Folha de S.Paulo

Bolsonaro vai tungar seu eleitor

Reforma tributária do governo reduz FGTS, aumenta IR e custos de serviços para os 10% mais ricos

- Vinicius Torres Freire Jornalista, foi secretário de Redação da Folha. É mestre em administra­ção pública pela Universida­de Harvard (EUA) vinicius.torres@grupofolha.com.br

A reforma tributária Bolsonaro-Guedes quer tirar R$ 32 bilhões por ano dos trabalhado­res com carteira, porque pretende diminuir a contribuiç­ão patronal para o FGTS. E acabar com as deduções do IR. Outros R$ 20 bi.

A reforma tributária Bolsonaro-Guedes quer tirar R$ 32 bilhões por ano dos trabalhado­res com carteira assinada, porque pretende diminuir a contribuiç­ão patronal para o FGTS. Quer acabar com as deduções com despesas médicas e educação no Imposto de Renda ou limitá-las —se acabasse com tudo, seriam outros R$ 20 bilhões anuais.

O imposto que substituir­ia o PIS/Cofins, a CBS, deve aumentar a carga tributária, em particular pesando mais sobre serviços consumidos pelos mais ricos, que se chamam de classe média (que pagam escolas e outros cursos, profission­ais de saúde, terapeutas em geral, advogados, arquitetos etc.).

Uma nova CPMF vai encarecer tudo para todo o mundo e vai reduzir ainda mais o rendimento das aplicações financeira­s. Lucros e dividendos seriam mais tributados, pegando de jeito profission­ais liberais.

Em resumo, os 10% mais ricos do país, que tanto votaram em Jair Bolsonaro, não parecem cientes de que estão para levar uma tunga do seu eleito. Esses 10% mais ricos se chamam de “classe média”, pois medem seu padrão de consumo com a escala de países como EUA e aqueles da Europa ocidental. A maioria de fato não é “rica”, nesse critério, mas está no topo da pirâmide da pobreza brasileira.

O governo quer reduzir a contribuiç­ão patronal para o FGTS de 8% para 6% —seria um corte de R$ 32 bilhões na arrecadaçã­o anual do fundo (segundo dados de 2019).

Em 2019, a Receita Federal estimou que os 12,9 milhões de declarante­s do IR pelo modelo completo tenham deixado de pagar R$ 4,6 bilhões de imposto por causa da dedução com instrução e outros R$ 15,5 bilhões com a dedução de despesas de saúde.
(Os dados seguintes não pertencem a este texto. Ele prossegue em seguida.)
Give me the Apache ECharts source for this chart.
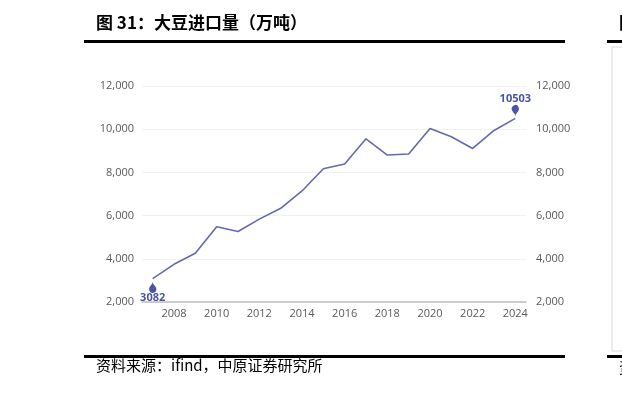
<!DOCTYPE html>
<html><head><meta charset="utf-8">
<script src="https://cdn.jsdelivr.net/npm/echarts@6/dist/echarts.min.js"></script>
<style>html,body{margin:0;padding:0;background:#fff}#c{width:622px;height:396px}</style>
</head><body><div id="c"></div>
<script>
const years = ['2007','2008','2009','2010','2011','2012','2013','2014','2015','2016','2017','2018','2019','2020','2021','2022','2023','2024'];
const imports = [3082,3744,4255,5480,5264,5838,6338,7140,8169,8391,9553,8803,8851,10033,9652,9108,9941,10503];
const yTicks = {min: 2000, max: 12000, interval: 2000};
const titleText = '图 31：大豆进口量（万吨）';
const sourceText = '资料来源：ifind，中原证券研究所';

const chart = echarts.init(document.getElementById('c'));
const axisLabelStyle = {color:'#595959', fontSize:11, fontFamily:'"Open Sans", "Noto Sans", sans-serif',
  formatter: v => Number(v).toLocaleString('en-US')};
const lastIdx = years.length - 1;
chart.setOption({
  animation:false,
  grid:{left:142, right:96, top:86, bottom:94},
  xAxis:{type:'category', data:years, boundaryGap:true,
    axisTick:{show:false},
    axisLine:{lineStyle:{color:'#bfbfbf', width:1.5}},
    axisLabel:{color:'#595959', fontSize:11, fontFamily:'"Open Sans", "Noto Sans", sans-serif', margin:6,
      interval:(i,v)=> Number(v)%2===0}},
  yAxis:[
    {type:'value', min:yTicks.min, max:yTicks.max, interval:yTicks.interval, position:'left',
     axisLabel:Object.assign({margin:8}, axisLabelStyle),
     splitLine:{lineStyle:{color:'#f2f2f2'}}, axisLine:{show:false}, axisTick:{show:false}},
    {type:'value', min:yTicks.min, max:yTicks.max, interval:yTicks.interval, position:'right',
     axisLabel:Object.assign({margin:10}, axisLabelStyle),
     splitLine:{show:false}, axisLine:{show:false}, axisTick:{show:false}}
  ],
  series:[{type:'line', data:imports, symbol:'none', lineStyle:{color:'#6469b0', width:1.6},
    markPoint:{
      symbol:'pin',
      itemStyle:{color:'#4b56a0'},
      label:{fontSize:11, fontWeight:'bold', color:'#4b56a0', fontFamily:'"Open Sans", sans-serif'},
      data:[
        {coord:[years[0], imports[0]], value:imports[0], symbolSize:[12,13], symbolRotate:180, symbolOffset:[0,3],
          label:{position:'bottom', distance:-1}},
        {coord:[years[lastIdx], imports[lastIdx]], value:imports[lastIdx], symbolSize:[12,13], symbolOffset:[0,-2],
          label:{position:'top', distance:1}}
      ]
    }
  }],
  graphic:[
    {type:'text', left:96, top:14, style:{text:titleText, fill:'#000',
      font:'bold 17px "Noto Sans CJK SC", sans-serif'}},
    {type:'rect', shape:{x:84, y:40, width:481, height:3}, style:{fill:'#000'}},
    {type:'rect', shape:{x:84, y:355, width:481, height:3}, style:{fill:'#000'}},
    {type:'text', left:96, top:358, style:{text:sourceText, fill:'#000',
      font:'15px "Noto Sans CJK SC", sans-serif'}},
    {type:'rect', shape:{x:607, y:40, width:15, height:3}, style:{fill:'#000'}},
    {type:'rect', shape:{x:607, y:355, width:15, height:3}, style:{fill:'#000'}},
    {type:'rect', shape:{x:612, y:47, width:20, height:304}, style:{fill:'#fff', stroke:'#d9d9d9', lineWidth:1}},
    {type:'text', x:619, y:14, style:{text:'图', fill:'#000', font:'bold 17px "Noto Sans CJK SC", sans-serif'}},
    {type:'text', x:619, y:360, style:{text:'资', fill:'#000', font:'15px "Noto Sans CJK SC", sans-serif'}}
  ]
});
</script></body></html>
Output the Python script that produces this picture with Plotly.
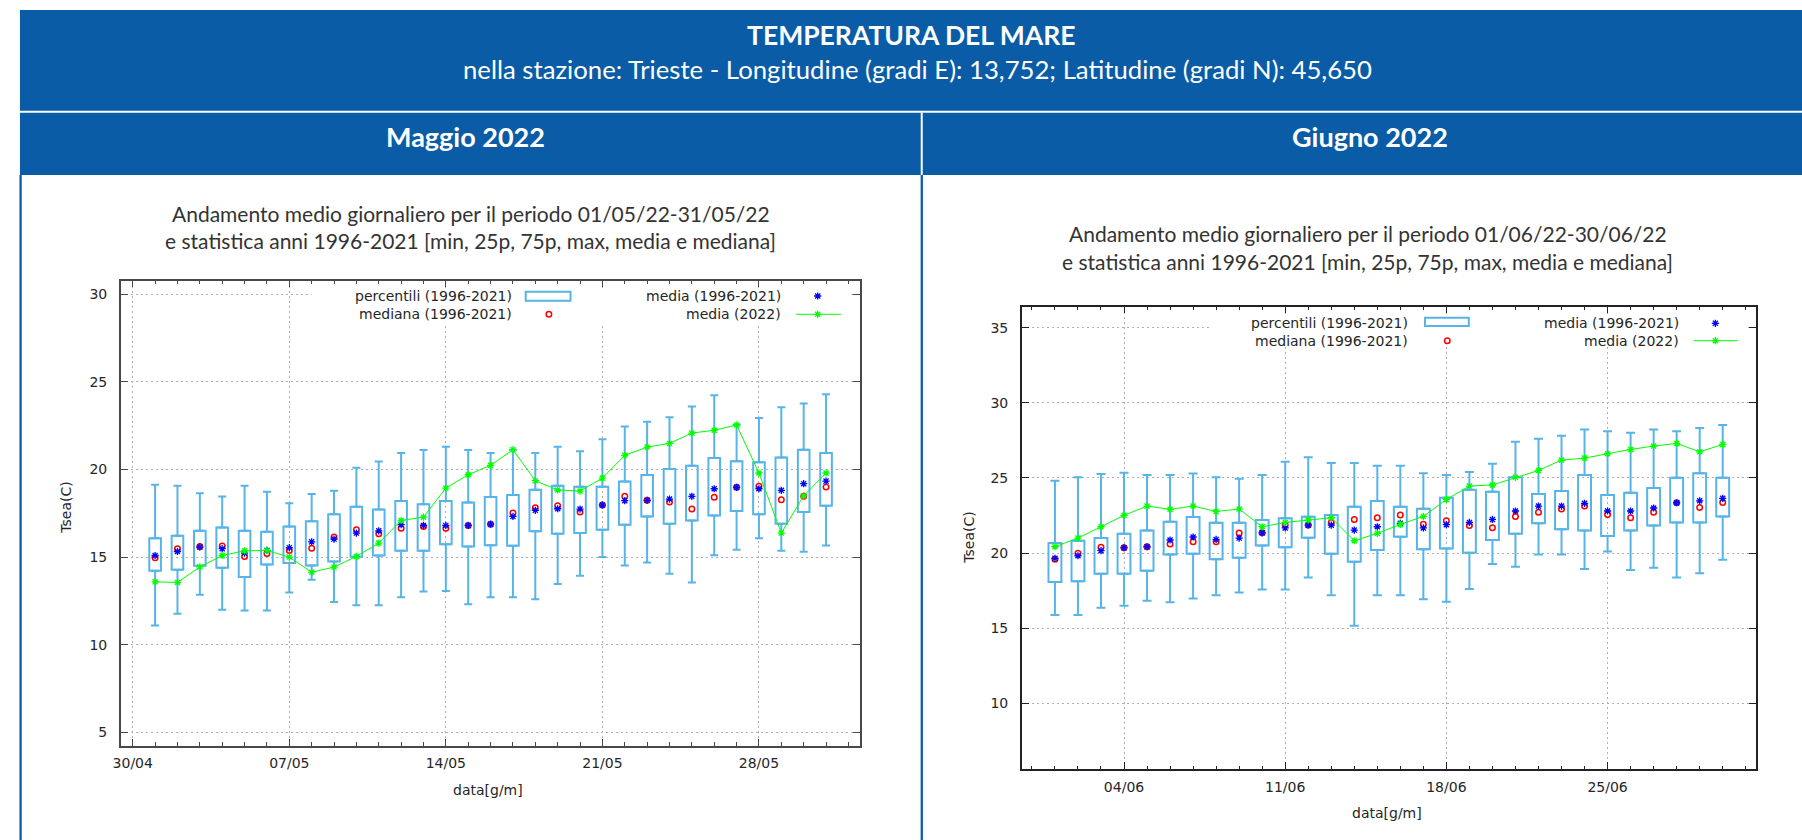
import plotly.graph_objects as go
import pandas as pd

W, H = 1802, 840

# ---------------- DATA ----------------
may_dates = [f"2022-05-{d:02d}" for d in range(1, 32)]
may_min = [11.09, 11.76, 12.85, 11.99, 11.95, 11.95, 12.98, 13.70, 12.43, 12.25, 12.25, 12.71, 13.04, 13.07, 12.31, 12.71,
           12.71, 12.60, 13.46, 13.93, 15.00, 14.52, 14.69, 14.05, 13.55, 15.11, 15.42, 16.08, 15.36, 15.30, 15.66]
may_q1 = [14.22, 14.28, 14.50, 14.39, 13.86, 14.58, 14.66, 14.52, 14.75, 15.02, 15.09, 15.36, 15.36, 15.74, 15.61, 15.68,
          15.65, 16.48, 16.33, 16.37, 16.56, 16.85, 17.32, 16.90, 17.09, 17.38, 17.63, 17.45, 16.90, 17.57, 17.93]
may_q3 = [16.08, 16.22, 16.50, 16.69, 16.50, 16.45, 16.75, 17.04, 17.45, 17.87, 17.72, 18.20, 18.01, 18.20, 18.12, 18.43,
          18.54, 18.85, 19.07, 19.02, 19.02, 19.32, 19.68, 20.03, 20.22, 20.66, 20.47, 20.41, 20.69, 21.13, 20.94]
may_max = [19.13, 19.07, 18.65, 18.46, 19.07, 18.73, 18.07, 18.60, 18.79, 20.10, 20.45, 20.94, 21.11, 21.30, 21.11, 20.94,
           21.13, 20.94, 21.30, 21.04, 21.72, 22.45, 22.73, 22.98, 23.59, 24.24, 22.55, 22.94, 23.55, 23.76, 24.29]
may_mean = [15.09, 15.32, 15.57, 15.48, 15.23, 15.38, 15.54, 15.87, 16.03, 16.37, 16.50, 16.85, 16.81, 16.81, 16.81, 16.88,
            17.32, 17.67, 17.76, 17.74, 17.97, 18.22, 18.24, 18.31, 18.47, 18.90, 18.98, 18.90, 18.81, 19.19, 19.34]
may_median = [14.96, 15.48, 15.60, 15.64, 15.04, 15.21, 15.37, 15.51, 16.14, 16.56, 16.33, 16.65, 16.75, 16.65, 16.81, 16.88,
              17.51, 17.82, 17.93, 17.57, 17.97, 18.47, 18.24, 18.14, 17.74, 18.41, 18.98, 19.04, 18.27, 18.47, 19.00]
may_2022 = [13.59, 13.55, 14.44, 15.09, 15.36, 15.38, 15.00, 14.14, 14.43, 15.04, 15.80, 17.09, 17.28, 18.94, 19.70, 20.24,
            21.13, 19.36, 18.83, 18.77, 19.51, 20.81, 21.28, 21.49, 22.08, 22.24, 22.54, 19.80, 16.37, 18.50, 19.80]

jun_dates = [f"2022-06-{d:02d}" for d in range(1, 31)]
jun_min = [15.88, 15.88, 16.36, 16.49, 16.83, 16.72, 16.98, 17.20, 17.38, 17.58, 17.58, 18.38, 17.20, 15.17, 17.20,
           17.20, 16.92, 16.76, 17.60, 19.27, 19.09, 19.91, 19.91, 18.94, 20.11, 18.87, 19.02, 18.38, 18.65, 19.56]
jun_q1 = [18.07, 18.12, 18.63, 18.63, 18.82, 19.91, 19.96, 19.58, 19.69, 20.51, 20.38, 21.02, 19.96, 19.42, 20.20,
          21.09, 20.25, 20.31, 20.02, 20.87, 21.29, 21.98, 21.58, 21.51, 21.13, 21.51, 21.84, 22.04, 22.04, 22.44]
jun_q3 = [20.67, 20.82, 21.00, 21.29, 21.51, 22.09, 22.40, 22.02, 22.02, 22.20, 22.31, 22.42, 22.53, 23.08, 23.46,
          23.08, 22.95, 23.68, 24.22, 24.08, 25.04, 23.93, 24.13, 25.19, 23.86, 24.02, 24.33, 25.01, 25.32, 25.01]
jun_max = [24.81, 25.04, 25.26, 25.35, 25.19, 25.19, 25.30, 25.04, 24.95, 25.19, 26.08, 26.37, 25.99, 25.99, 25.81,
           25.81, 25.32, 25.19, 25.39, 25.95, 27.41, 27.61, 27.81, 28.23, 28.10, 28.01, 28.23, 28.10, 28.32, 28.52]
jun_mean = [19.65, 19.82, 20.16, 20.36, 20.42, 20.87, 21.07, 20.91, 21.00, 21.35, 21.67, 21.86, 21.86, 21.53, 21.75,
            21.98, 21.67, 21.89, 22.04, 22.24, 22.80, 23.13, 23.13, 23.31, 22.80, 22.80, 23.00, 23.35, 23.48, 23.64]
jun_median = [19.58, 19.98, 20.38, 20.36, 20.42, 20.60, 20.76, 20.76, 21.33, 21.35, 21.86, 21.86, 22.04, 22.24, 22.35,
              22.53, 21.91, 22.15, 21.84, 21.69, 22.44, 22.71, 22.93, 23.13, 22.57, 22.35, 22.71, 23.35, 23.04, 23.37]
jun_2022 = [20.42, 21.00, 21.75, 22.51, 23.13, 22.91, 23.13, 22.77, 22.93, 21.75, 22.04, 22.20, 22.35, 20.82, 21.31,
            21.91, 22.44, 23.57, 24.46, 24.53, 25.04, 25.50, 26.19, 26.32, 26.61, 26.90, 27.12, 27.30, 26.74, 27.23]

legend_labels = ["percentili (1996-2021)", "mediana (1996-2021)", "media (1996-2021)", "media (2022)"]
page_title = "TEMPERATURA DEL MARE"
page_subtitle = "nella stazione: Trieste - Longitudine (gradi E): 13,752; Latitudine (gradi N): 45,650"
panel_titles = ["Maggio 2022", "Giugno 2022"]
chart_title1 = ["Andamento medio giornaliero per il periodo 01/05/22-31/05/22",
                "Andamento medio giornaliero per il periodo 01/06/22-30/06/22"]
chart_title2 = "e statistica anni 1996-2021 [min, 25p, 75p, max, media e mediana]"

# ---------------- STYLE ----------------
HDR = "#0a5ca6"
BOX = "#56b4e9"
GRID = "#b0b0b0"
TXT = "#262626"
CFONT = "DejaVu Sans"
HFONT = "Lato"
CSIZE = 14
DAY = 86400000
STAR = 6
CIRC = 5.5


def X(p):
    return p / W


def Y(p):
    return 1 - p / H


fig = go.Figure()


def add_panel(dates, mn, q1, q3, mx, mean, med, y22, xa, ya, cap, bw):
    n = len(dates)
    common = dict(xaxis=xa, yaxis=ya, showlegend=False, hoverinfo="skip")
    fig.add_trace(go.Bar(x=dates, base=q1, y=[b - a for a, b in zip(q1, q3)], width=bw * DAY,
                         marker=dict(color="rgba(0,0,0,0)", line=dict(color=BOX, width=2)), **common))
    inv = dict(size=1, color="rgba(0,0,0,0)")
    fig.add_trace(go.Scatter(x=dates, y=q3, mode="markers", marker=inv,
                             error_y=dict(type="data", symmetric=False, array=[b - a for a, b in zip(q3, mx)],
                                          arrayminus=[0] * n, color=BOX, thickness=2, width=cap), **common))
    fig.add_trace(go.Scatter(x=dates, y=q1, mode="markers", marker=inv,
                             error_y=dict(type="data", symmetric=False, array=[0] * n,
                                          arrayminus=[a - b for a, b in zip(q1, mn)], color=BOX, thickness=2,
                                          width=cap), **common))
    fig.add_trace(go.Scatter(x=dates, y=med, mode="markers",
                             marker=dict(symbol="circle-open", size=CIRC, color="#ff0000", line=dict(width=1.5)),
                             **common))
    fig.add_trace(go.Scatter(x=dates, y=mean, mode="markers",
                             marker=dict(symbol="asterisk-open", size=STAR, color="#0000ff", line=dict(width=1.3)),
                             **common))
    fig.add_trace(go.Scatter(x=dates, y=y22, mode="lines+markers", line=dict(color="#00ff00", width=1),
                             marker=dict(symbol="asterisk-open", size=STAR, color="#00ff00", line=dict(width=1.3)),
                             **common))


add_panel(may_dates, may_min, may_q1, may_q3, may_max, may_mean, may_median, may_2022, "x", "y", 4, 0.52)
add_panel(jun_dates, jun_min, jun_q1, jun_q3, jun_max, jun_mean, jun_median, jun_2022, "x2", "y2", 4.5, 0.56)


def tday(base, d):
    return (pd.Timestamp(base) + pd.Timedelta(days=d)).strftime("%Y-%m-%d %H:%M:%S")


def xaxis_def(dom, rng, tick0, anchor, ax_col):
    return dict(domain=dom, anchor=anchor, type="date", range=rng, tick0=tick0, dtick=7 * DAY,
                tickformat="%d/%m", ticks="inside", ticklen=7, tickwidth=1, tickcolor=ax_col,
                showline=True, linecolor=ax_col, linewidth=1.5, mirror="ticks",
                showgrid=True, gridcolor=GRID, griddash="2px,3px", gridwidth=1, zeroline=False,
                minor=dict(dtick=DAY, tick0=tick0, ticks="inside", ticklen=3.5, tickwidth=1, tickcolor=ax_col,
                           showgrid=False),
                tickfont=dict(family=CFONT, size=CSIZE, color=TXT), ticklabelstandoff=4, fixedrange=True)


def yaxis_def(dom, rng, anchor, ax_col):
    return dict(domain=dom, anchor=anchor, range=rng, tick0=0, dtick=5, ticks="inside", ticklen=7, tickwidth=1,
                tickcolor=ax_col, showline=True, linecolor=ax_col, linewidth=1.5, mirror="ticks",
                showgrid=True, gridcolor=GRID, griddash="2px,3px", gridwidth=1, zeroline=False,
                tickfont=dict(family=CFONT, size=CSIZE, color=TXT), ticklabelstandoff=9, fixedrange=True)


AX1 = "#484848"
AX2 = "#222222"
layout_axes = dict(
    xaxis=xaxis_def([X(113.3), X(855.3)], [tday("2022-04-30", -0.534), tday("2022-04-30", 32.496)],
                    "2022-04-30", "y", AX1),
    yaxis=yaxis_def([Y(745.7), Y(280.7)], [4.235, 30.776], "x", AX1),
    xaxis2=xaxis_def([X(1018.3), X(1756)], [tday("2022-05-31", -0.44), tday("2022-05-31", 31.455)],
                     "2022-06-04", "y2", AX2),
    yaxis2=yaxis_def([Y(769), Y(306.7)], [5.627, 36.398], "x2", AX2),
)

shapes = []
# header banners
shapes.append(dict(type="rect", xref="paper", yref="paper", x0=X(12), x1=X(1802), y0=Y(110.7), y1=Y(10),
                   fillcolor=HDR, line_width=0, layer="below"))
shapes.append(dict(type="rect", xref="paper", yref="paper", x0=X(12), x1=X(1802), y0=Y(175), y1=Y(112.7),
                   fillcolor=HDR, line_width=0, layer="below"))
shapes.append(dict(type="rect", xref="paper", yref="paper", x0=X(916.8), x1=X(918.8), y0=Y(175), y1=Y(112.7),
                   fillcolor="white", line_width=0, layer="below"))
# panel borders
for x0, x1 in [(11.5, 13.8), (916.7, 919.0)]:
    shapes.append(dict(type="rect", xref="paper", yref="paper", x0=X(x0), x1=X(x1), y0=0, y1=Y(175),
                       fillcolor=HDR, line_width=0, layer="below"))

# opaque key backgrounds (leave the frame ticks visible)
# (left, top, right, bottom) in pixels
key_bg = [(305, 289, 847, 323), (1208, 315, 1748, 345)]
for (l, t, r, b) in key_bg:
    shapes.append(dict(type="rect", xref="paper", yref="paper", x0=X(l), x1=X(r), y0=Y(b), y1=Y(t),
                       fillcolor="white", line_width=0, layer="above"))


def star_path(cx, cy, size):
    r = size / 2.0
    rc, rs = r * 1.2, r * 0.85
    segs = [((0, -rc), (0, rc)), ((-rc, 0), (rc, 0)), ((-rs, -rs), (rs, rs)), ((-rs, rs), (rs, -rs))]
    p = ""
    for (a, b) in segs:
        p += f"M{X(cx + a[0]):.6f},{Y(cy + a[1]):.6f}L{X(cx + b[0]):.6f},{Y(cy + b[1]):.6f}"
    return p


keys = [
    # text_x1, text_x2, row1, row2, box x0,x1,y0,y1, circle x, star x, line x0,x1
    (508, 778.3, 296, 314.3, 520, 565, 291.7, 300.7, 543.3, 813.3, 791.7, 836.7),
    (1408, 1680, 323.3, 340.7, 1423.3, 1467.3, 317.7, 326, 1445.7, 1715, 1693.3, 1737.3),
]
annotations = []
for (tx1, tx2, r1, r2, bx0, bx1, by0, by1, cx, sx, lx0, lx1) in keys:
    shapes.append(dict(type="rect", xref="paper", yref="paper", x0=X(bx0), x1=X(bx1), y0=Y(by1), y1=Y(by0),
                       line=dict(color=BOX, width=2), fillcolor="rgba(0,0,0,0)", layer="above"))
    shapes.append(dict(type="line", xref="paper", yref="paper", x0=X(lx0), x1=X(lx1), y0=Y(r2), y1=Y(r2),
                       line=dict(color="#00ff00", width=1), layer="above"))
    rr = CIRC / 2.0
    shapes.append(dict(type="circle", xref="paper", yref="paper", x0=X(cx - rr), x1=X(cx + rr),
                       y0=Y(r2 + rr), y1=Y(r2 - rr), line=dict(color="#ff0000", width=1.5), layer="above"))
    shapes.append(dict(type="path", xref="paper", yref="paper", path=star_path(sx, r1, STAR),
                       line=dict(color="#0000ff", width=1.3), layer="above"))
    shapes.append(dict(type="path", xref="paper", yref="paper", path=star_path(sx, r2, STAR),
                       line=dict(color="#00ff00", width=1.3), layer="above"))
    for txt, xx, yy in [(legend_labels[0], tx1, r1), (legend_labels[1], tx1, r2),
                        (legend_labels[2], tx2, r1), (legend_labels[3], tx2, r2)]:
        annotations.append(dict(text=txt, x=X(xx), y=Y(yy), xref="paper", yref="paper", xanchor="right",
                                yanchor="middle", showarrow=False,
                                font=dict(family=CFONT, size=CSIZE, color=TXT)))


def ann(text, x, y, size, family=HFONT, color="white", angle=0):
    annotations.append(dict(text=text, x=X(x), y=Y(y), xref="paper", yref="paper", xanchor="center",
                            yanchor="middle", showarrow=False, textangle=angle,
                            font=dict(family=family, size=size, color=color)))


ann("<b>" + page_title + "</b>", 908, 35, 26.5)
ann(page_subtitle, 914, 69, 25.7)
ann("<b>" + panel_titles[0] + "</b>", 460, 137, 27)
ann("<b>" + panel_titles[1] + "</b>", 1368, 137, 27)
ann(chart_title1[0], 465, 213, 21, color="#333333")
ann(chart_title2, 465, 241, 21, color="#333333")
ann(chart_title1[1], 1366, 233, 21, color="#333333")
ann(chart_title2, 1366, 261, 21, color="#333333")
ann("Tsea(C)", 58, 508, CSIZE, family=CFONT, color=TXT, angle=-90)
ann("Tsea(C)", 965, 538, CSIZE, family=CFONT, color=TXT, angle=-90)
ann("data[g/m]", 482, 790, CSIZE, family=CFONT, color=TXT)
ann("data[g/m]", 1385, 813, CSIZE, family=CFONT, color=TXT)

fig.update_layout(width=W, height=H, margin=dict(l=0, r=0, t=0, b=0), paper_bgcolor="white",
                  plot_bgcolor="rgba(0,0,0,0)", showlegend=False, shapes=shapes, annotations=annotations,
                  barmode="overlay", **layout_axes)

fig.write_html("out.html", config={"displayModeBar": False},
               post_script="document.body.style.margin='0px';document.body.style.overflow='hidden';")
Nas contas dos economista­s Fábio Goto e Manoel Pires, a Contribuiç­ão Social sobre Bens e Serviços (que o governo quer no lugar do PIS/Cofins) aumentaria a carga tributária (publicaram essa análise no Observatór­io de Política Fiscal do Instituto Brasileiro

de Economia, Ibre, da Fundação Getulio Vargas).

Essas contas são meras primeiras aproximaçõ­es. Não é assim que se calcula efeito de imposto. A redução do custo do FGTS pode de fato ajudar a criar algum emprego, diminuindo a perda de receita total do fundo (mas não o pagamento para cada trabalhado­r).

Acabar com as deduções de saúde e educação pode ser um tiro pela culatra (os contribuin­tes podem recuperar as perdas declarando pelo modelo simplifica­do), para dar outro exemplo. Mas vai ter tunga, caso o plano Bolsonaro-Guedes vá adiante.

Em alguns casos, não se trata de má ideia, a depender do destino desses dinheiros. O problema é que a reforma tributária do governo vai sendo chutada, vazada, rumorejada ou apresentad­a à matroca. Desde o ano passado, é um monte de balões de ensaios, de “vamos ver se cola”, de tentativas reiteradas de dar um jeitinho de passar uma CPMF. Etc.

Isso não presta.

Bolsonaro está para chegar à metade do seu mandato (está em 40%) e seu governo não tem um plano organizado de reforma tributária (sim, eu sei, é uma crítica retórica, não existe governo em quase parte alguma).

Não é possível entender uma reforma de impostos sem conhecer suas partes, como se deixa de arrecadar, como se passar a recolher imposto etc. O óbvio. Não é possível fazer contas ou saber quem paga a conta. Nada. É uma mixórdia, parece conversa de quem faz rolo (como Bolsonaro dizia de seu amigão Fabrício Queiroz), de quem gosta de conto do vigário, de negócio da China.